▸ **Data segment**
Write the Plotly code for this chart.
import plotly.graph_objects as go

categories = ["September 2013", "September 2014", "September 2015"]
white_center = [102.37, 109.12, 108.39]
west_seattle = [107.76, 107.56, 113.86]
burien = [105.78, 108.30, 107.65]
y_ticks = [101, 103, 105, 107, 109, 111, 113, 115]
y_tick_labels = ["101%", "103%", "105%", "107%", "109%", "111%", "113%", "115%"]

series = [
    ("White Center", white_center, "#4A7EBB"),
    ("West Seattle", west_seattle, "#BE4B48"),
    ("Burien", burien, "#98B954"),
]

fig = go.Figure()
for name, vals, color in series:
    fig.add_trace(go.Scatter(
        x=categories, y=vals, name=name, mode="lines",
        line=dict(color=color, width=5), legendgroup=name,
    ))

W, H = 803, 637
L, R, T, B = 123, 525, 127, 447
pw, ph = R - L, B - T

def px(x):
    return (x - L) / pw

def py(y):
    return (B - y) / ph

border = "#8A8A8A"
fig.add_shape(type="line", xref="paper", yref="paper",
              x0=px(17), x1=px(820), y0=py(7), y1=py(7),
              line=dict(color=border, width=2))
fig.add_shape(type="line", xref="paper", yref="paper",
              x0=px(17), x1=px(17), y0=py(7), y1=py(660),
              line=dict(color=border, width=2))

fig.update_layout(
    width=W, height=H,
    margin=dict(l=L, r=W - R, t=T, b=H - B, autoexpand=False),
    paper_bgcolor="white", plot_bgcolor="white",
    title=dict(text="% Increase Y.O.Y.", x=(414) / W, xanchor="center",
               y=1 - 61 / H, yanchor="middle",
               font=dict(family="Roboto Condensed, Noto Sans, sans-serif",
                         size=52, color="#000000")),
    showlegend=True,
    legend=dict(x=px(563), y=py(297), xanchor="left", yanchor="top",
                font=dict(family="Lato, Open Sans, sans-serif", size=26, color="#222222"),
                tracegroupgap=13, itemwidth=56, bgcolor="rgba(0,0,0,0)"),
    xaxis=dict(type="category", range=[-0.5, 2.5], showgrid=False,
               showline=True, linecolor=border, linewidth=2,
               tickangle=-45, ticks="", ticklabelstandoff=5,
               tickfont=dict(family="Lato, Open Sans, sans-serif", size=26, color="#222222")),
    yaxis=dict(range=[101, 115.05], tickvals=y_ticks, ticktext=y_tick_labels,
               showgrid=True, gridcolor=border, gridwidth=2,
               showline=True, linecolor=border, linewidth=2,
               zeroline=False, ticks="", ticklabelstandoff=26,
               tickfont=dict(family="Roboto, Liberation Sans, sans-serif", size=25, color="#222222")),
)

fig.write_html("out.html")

▸ **Short problem**
Transcribe the material above in its entirety. Match it exactly.

▸ **Output for this task**
Write the Plotly code for this chart.
import plotly.graph_objects as go

categories = ["September 2013", "September 2014", "September 2015"]
white_center = [102.37, 109.12, 108.39]
west_seattle = [107.76, 107.56, 113.86]
burien = [105.78, 108.30, 107.65]
y_ticks = [101, 103, 105, 107, 109, 111, 113, 115]
y_tick_labels = ["101%", "103%", "105%", "107%", "109%", "111%", "113%", "115%"]

series = [
    ("White Center", white_center, "#4A7EBB"),
    ("West Seattle", west_seattle, "#BE4B48"),
    ("Burien", burien, "#98B954"),
]

fig = go.Figure()
for name, vals, color in series:
    fig.add_trace(go.Scatter(
        x=categories, y=vals, name=name, mode="lines",
        line=dict(color=color, width=5), legendgroup=name,
    ))

W, H = 803, 637
L, R, T, B = 123, 525, 127, 447
pw, ph = R - L, B - T

def px(x):
    return (x - L) / pw

def py(y):
    return (B - y) / ph

border = "#8A8A8A"
fig.add_shape(type="line", xref="paper", yref="paper",
              x0=px(17), x1=px(820), y0=py(7), y1=py(7),
              line=dict(color=border, width=2))
fig.add_shape(type="line", xref="paper", yref="paper",
              x0=px(17), x1=px(17), y0=py(7), y1=py(660),
              line=dict(color=border, width=2))

fig.update_layout(
    width=W, height=H,
    margin=dict(l=L, r=W - R, t=T, b=H - B, autoexpand=False),
    paper_bgcolor="white", plot_bgcolor="white",
    title=dict(text="% Increase Y.O.Y.", x=(414) / W, xanchor="center",
               y=1 - 61 / H, yanchor="middle",
               font=dict(family="Roboto Condensed, Noto Sans, sans-serif",
                         size=52, color="#000000")),
    showlegend=True,
    legend=dict(x=px(563), y=py(297), xanchor="left", yanchor="top",
                font=dict(family="Lato, Open Sans, sans-serif", size=26, color="#222222"),
                tracegroupgap=13, itemwidth=56, bgcolor="rgba(0,0,0,0)"),
    xaxis=dict(type="category", range=[-0.5, 2.5], showgrid=False,
               showline=True, linecolor=border, linewidth=2,
               tickangle=-45, ticks="", ticklabelstandoff=5,
               tickfont=dict(family="Lato, Open Sans, sans-serif", size=26, color="#222222")),
    yaxis=dict(range=[101, 115.05], tickvals=y_ticks, ticktext=y_tick_labels,
               showgrid=True, gridcolor=border, gridwidth=2,
               showline=True, linecolor=border, linewidth=2,
               zeroline=False, ticks="", ticklabelstandoff=26,
               tickfont=dict(family="Roboto, Liberation Sans, sans-serif", size=25, color="#222222")),
)

fig.write_html("out.html")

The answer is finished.